Requirements: Up to and including the line with "from matplotlib.patches import Patch", write out the listing from its first line, minus the pictures.

Data section:
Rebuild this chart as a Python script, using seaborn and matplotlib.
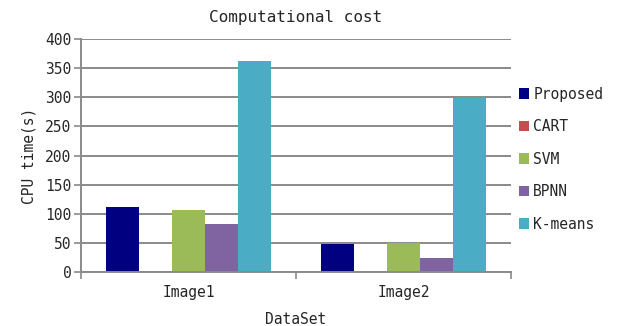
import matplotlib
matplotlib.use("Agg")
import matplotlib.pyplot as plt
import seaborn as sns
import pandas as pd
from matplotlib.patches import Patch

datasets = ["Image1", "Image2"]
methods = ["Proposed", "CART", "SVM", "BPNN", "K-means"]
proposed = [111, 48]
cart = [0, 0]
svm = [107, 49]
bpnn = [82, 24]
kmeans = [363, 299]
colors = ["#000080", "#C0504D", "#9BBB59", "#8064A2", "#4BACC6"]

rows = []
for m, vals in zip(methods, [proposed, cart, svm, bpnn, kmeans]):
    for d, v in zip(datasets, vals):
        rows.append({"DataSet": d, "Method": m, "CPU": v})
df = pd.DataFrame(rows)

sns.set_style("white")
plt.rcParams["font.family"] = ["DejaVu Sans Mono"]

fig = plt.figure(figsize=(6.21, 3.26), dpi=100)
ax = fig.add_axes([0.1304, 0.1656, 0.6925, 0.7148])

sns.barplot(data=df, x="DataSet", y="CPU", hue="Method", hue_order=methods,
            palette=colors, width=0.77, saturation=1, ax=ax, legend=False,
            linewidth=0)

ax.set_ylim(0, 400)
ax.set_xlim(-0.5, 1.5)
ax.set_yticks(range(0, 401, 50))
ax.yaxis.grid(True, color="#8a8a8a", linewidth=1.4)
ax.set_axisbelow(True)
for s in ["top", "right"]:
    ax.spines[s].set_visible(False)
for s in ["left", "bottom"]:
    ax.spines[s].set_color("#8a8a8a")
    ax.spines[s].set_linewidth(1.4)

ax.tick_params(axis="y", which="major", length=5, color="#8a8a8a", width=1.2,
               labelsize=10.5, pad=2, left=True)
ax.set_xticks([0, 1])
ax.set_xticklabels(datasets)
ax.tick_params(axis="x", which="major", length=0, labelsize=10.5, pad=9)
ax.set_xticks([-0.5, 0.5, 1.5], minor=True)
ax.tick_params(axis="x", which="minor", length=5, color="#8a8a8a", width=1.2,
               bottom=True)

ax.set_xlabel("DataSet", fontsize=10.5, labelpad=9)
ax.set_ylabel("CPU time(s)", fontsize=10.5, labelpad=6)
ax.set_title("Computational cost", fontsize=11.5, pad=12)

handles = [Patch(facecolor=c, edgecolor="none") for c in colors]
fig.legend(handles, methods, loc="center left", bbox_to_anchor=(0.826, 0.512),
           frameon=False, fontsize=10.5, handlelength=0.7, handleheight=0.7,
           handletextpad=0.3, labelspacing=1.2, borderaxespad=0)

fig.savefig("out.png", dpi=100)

Exercise output:
Rebuild this chart as a Python script, using seaborn and matplotlib.
import matplotlib
matplotlib.use("Agg")
import matplotlib.pyplot as plt
import seaborn as sns
import pandas as pd
from matplotlib.patches import Patch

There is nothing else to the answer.